What you are asked to do
Set down only the lines running from the one with "Recreate this image" to the one with "import matplotlib.pyplot as plt", both lines included, exactly as they stand, please.

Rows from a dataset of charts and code
*****
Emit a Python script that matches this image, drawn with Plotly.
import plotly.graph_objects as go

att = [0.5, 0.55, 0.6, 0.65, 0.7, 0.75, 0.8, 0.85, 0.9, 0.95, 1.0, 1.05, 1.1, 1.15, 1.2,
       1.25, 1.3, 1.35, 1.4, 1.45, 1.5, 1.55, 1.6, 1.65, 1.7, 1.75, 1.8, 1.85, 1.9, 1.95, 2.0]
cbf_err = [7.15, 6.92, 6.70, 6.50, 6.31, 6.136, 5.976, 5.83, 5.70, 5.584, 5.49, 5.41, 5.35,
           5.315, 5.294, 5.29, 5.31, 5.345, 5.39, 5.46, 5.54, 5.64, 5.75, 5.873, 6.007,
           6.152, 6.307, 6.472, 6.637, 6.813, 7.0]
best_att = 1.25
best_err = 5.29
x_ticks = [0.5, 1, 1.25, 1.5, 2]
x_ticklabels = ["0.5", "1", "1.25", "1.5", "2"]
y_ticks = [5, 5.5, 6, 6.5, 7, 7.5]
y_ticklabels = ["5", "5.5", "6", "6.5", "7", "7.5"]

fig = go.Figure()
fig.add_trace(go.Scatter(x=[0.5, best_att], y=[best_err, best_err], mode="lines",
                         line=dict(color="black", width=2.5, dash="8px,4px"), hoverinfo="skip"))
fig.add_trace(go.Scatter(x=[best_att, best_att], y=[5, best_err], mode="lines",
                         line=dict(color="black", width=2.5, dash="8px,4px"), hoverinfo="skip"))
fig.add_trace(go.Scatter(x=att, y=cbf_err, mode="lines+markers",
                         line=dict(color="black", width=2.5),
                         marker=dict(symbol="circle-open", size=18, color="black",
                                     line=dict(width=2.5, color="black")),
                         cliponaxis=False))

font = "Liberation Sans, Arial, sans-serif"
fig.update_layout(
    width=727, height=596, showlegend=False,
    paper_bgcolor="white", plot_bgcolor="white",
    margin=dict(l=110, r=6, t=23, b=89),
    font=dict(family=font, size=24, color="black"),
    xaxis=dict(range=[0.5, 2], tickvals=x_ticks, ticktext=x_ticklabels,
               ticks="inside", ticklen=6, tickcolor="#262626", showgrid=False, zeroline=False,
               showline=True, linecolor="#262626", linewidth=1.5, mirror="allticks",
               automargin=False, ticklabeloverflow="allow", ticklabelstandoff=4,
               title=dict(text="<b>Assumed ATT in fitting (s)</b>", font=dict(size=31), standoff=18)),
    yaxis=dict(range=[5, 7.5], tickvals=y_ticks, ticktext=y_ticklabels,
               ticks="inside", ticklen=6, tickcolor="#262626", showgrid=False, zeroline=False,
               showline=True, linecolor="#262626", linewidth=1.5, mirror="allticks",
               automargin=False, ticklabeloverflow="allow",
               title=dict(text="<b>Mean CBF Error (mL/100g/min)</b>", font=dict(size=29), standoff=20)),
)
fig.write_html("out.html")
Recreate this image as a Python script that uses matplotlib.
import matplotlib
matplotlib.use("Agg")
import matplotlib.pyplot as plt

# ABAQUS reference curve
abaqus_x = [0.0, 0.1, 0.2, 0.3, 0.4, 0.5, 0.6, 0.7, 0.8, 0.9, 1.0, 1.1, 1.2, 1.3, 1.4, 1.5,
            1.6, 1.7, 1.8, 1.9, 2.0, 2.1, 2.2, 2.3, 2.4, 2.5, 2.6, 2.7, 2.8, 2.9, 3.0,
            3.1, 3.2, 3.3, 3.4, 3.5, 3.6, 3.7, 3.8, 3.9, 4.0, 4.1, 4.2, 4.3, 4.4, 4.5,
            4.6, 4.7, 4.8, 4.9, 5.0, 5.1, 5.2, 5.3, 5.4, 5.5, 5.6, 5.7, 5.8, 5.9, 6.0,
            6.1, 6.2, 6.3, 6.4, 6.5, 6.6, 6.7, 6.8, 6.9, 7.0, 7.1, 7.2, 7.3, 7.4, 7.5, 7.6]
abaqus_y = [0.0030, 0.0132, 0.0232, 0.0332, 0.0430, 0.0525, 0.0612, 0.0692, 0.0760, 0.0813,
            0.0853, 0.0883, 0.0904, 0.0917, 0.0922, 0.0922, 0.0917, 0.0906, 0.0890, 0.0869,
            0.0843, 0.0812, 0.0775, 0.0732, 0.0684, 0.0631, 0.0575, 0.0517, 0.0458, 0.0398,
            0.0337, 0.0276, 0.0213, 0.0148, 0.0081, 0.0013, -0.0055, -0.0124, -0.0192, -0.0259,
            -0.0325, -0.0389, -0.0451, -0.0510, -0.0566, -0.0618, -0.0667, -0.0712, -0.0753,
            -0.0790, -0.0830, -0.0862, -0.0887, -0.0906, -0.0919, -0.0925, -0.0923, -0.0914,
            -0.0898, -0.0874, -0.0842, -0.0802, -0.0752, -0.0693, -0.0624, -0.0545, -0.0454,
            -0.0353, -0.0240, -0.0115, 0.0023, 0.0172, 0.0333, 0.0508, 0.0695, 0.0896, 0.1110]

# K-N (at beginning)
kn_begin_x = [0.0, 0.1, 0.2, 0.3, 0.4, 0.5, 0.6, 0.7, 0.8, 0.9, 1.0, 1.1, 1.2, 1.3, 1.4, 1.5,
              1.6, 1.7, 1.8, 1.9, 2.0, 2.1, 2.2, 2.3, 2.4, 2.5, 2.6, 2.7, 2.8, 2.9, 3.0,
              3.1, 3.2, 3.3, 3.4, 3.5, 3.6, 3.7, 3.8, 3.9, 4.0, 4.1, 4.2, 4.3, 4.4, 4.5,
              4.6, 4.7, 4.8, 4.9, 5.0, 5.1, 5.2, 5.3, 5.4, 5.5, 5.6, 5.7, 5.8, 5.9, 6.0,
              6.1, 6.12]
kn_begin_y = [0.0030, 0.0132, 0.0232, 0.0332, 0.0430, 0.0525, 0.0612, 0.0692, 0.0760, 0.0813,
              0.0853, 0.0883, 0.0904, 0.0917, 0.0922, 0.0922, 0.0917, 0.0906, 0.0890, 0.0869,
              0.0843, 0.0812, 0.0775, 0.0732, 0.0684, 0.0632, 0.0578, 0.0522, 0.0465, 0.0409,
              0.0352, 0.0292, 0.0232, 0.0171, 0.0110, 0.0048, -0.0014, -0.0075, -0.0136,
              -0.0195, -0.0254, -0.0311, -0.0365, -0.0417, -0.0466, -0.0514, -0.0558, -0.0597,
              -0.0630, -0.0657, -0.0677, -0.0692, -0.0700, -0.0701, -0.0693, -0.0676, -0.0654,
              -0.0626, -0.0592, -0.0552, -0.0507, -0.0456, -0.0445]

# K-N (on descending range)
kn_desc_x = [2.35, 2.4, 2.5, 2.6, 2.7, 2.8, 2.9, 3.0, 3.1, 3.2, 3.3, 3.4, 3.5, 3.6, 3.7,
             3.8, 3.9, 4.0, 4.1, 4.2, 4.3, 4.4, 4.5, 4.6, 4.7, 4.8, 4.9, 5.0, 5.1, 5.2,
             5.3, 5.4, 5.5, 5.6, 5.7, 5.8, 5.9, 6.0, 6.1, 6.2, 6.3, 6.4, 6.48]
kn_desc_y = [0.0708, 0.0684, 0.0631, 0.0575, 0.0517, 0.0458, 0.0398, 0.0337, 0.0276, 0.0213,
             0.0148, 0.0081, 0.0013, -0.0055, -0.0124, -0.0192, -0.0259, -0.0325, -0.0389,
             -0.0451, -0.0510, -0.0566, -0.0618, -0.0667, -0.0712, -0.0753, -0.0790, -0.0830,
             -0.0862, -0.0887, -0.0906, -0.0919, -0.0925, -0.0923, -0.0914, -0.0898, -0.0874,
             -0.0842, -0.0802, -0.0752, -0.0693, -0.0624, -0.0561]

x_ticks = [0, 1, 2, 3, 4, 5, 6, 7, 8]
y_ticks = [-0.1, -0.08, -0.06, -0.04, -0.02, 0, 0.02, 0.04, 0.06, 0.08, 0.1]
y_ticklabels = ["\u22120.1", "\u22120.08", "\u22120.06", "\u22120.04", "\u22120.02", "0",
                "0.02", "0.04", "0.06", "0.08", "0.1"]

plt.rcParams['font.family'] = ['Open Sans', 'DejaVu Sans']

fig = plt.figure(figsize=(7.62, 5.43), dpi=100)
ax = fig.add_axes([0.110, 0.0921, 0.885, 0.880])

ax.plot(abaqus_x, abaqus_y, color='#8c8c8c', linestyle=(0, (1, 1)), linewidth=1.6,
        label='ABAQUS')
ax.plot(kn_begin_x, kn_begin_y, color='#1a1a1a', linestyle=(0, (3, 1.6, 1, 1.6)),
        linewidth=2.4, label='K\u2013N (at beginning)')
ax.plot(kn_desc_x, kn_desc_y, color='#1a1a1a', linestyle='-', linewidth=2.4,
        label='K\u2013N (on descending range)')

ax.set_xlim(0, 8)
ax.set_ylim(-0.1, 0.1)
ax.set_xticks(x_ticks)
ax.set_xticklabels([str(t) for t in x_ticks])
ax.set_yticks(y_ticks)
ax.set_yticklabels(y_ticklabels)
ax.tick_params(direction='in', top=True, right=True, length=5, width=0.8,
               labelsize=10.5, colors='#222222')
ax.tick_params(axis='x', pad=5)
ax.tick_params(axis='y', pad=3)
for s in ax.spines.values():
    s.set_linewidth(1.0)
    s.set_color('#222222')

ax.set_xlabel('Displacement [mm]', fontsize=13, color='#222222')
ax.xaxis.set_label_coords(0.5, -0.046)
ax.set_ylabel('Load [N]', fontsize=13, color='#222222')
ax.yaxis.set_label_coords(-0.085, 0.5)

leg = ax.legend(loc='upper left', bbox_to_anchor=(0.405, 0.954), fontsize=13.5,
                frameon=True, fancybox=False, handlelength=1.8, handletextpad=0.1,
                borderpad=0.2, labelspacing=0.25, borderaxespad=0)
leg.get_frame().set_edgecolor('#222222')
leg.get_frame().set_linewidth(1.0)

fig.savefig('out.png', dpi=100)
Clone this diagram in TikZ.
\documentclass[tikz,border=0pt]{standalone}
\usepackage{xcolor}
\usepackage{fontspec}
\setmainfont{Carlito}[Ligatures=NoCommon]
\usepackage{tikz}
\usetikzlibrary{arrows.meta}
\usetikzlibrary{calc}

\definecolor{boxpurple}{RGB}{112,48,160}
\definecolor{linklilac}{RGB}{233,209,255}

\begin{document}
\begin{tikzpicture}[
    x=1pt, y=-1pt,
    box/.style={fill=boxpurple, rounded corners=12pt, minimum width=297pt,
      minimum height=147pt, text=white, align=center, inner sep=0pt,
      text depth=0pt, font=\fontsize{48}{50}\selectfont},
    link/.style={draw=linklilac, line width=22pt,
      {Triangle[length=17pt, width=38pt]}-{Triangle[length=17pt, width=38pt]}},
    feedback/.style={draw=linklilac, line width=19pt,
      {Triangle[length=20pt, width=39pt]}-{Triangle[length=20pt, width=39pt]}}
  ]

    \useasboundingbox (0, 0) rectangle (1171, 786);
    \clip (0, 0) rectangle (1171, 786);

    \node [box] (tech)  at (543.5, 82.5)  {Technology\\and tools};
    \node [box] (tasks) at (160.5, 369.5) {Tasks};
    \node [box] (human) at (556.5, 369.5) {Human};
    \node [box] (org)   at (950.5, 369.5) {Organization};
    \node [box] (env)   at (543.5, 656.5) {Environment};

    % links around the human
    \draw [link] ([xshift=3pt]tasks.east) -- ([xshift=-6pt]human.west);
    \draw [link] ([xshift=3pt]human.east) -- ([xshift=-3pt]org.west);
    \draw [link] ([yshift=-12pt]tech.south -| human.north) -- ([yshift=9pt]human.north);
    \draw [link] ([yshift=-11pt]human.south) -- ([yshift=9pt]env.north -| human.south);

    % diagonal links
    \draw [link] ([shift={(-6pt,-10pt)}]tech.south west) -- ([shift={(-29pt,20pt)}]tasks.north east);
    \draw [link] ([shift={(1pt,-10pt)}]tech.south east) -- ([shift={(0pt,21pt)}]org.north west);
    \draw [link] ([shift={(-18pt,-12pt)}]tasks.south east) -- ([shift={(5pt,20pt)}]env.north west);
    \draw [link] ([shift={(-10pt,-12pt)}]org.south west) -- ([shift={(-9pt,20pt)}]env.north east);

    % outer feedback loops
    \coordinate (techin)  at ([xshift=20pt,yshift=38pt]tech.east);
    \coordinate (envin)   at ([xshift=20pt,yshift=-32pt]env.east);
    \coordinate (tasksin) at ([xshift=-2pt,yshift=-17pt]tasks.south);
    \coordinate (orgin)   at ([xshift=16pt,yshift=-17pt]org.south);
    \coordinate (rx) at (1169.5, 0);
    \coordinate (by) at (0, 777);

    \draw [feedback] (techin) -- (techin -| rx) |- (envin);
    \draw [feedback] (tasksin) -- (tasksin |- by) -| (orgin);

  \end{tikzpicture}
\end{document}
*****
Task output
Recreate this image as a Python script that uses matplotlib.
import matplotlib
matplotlib.use("Agg")
import matplotlib.pyplot as plt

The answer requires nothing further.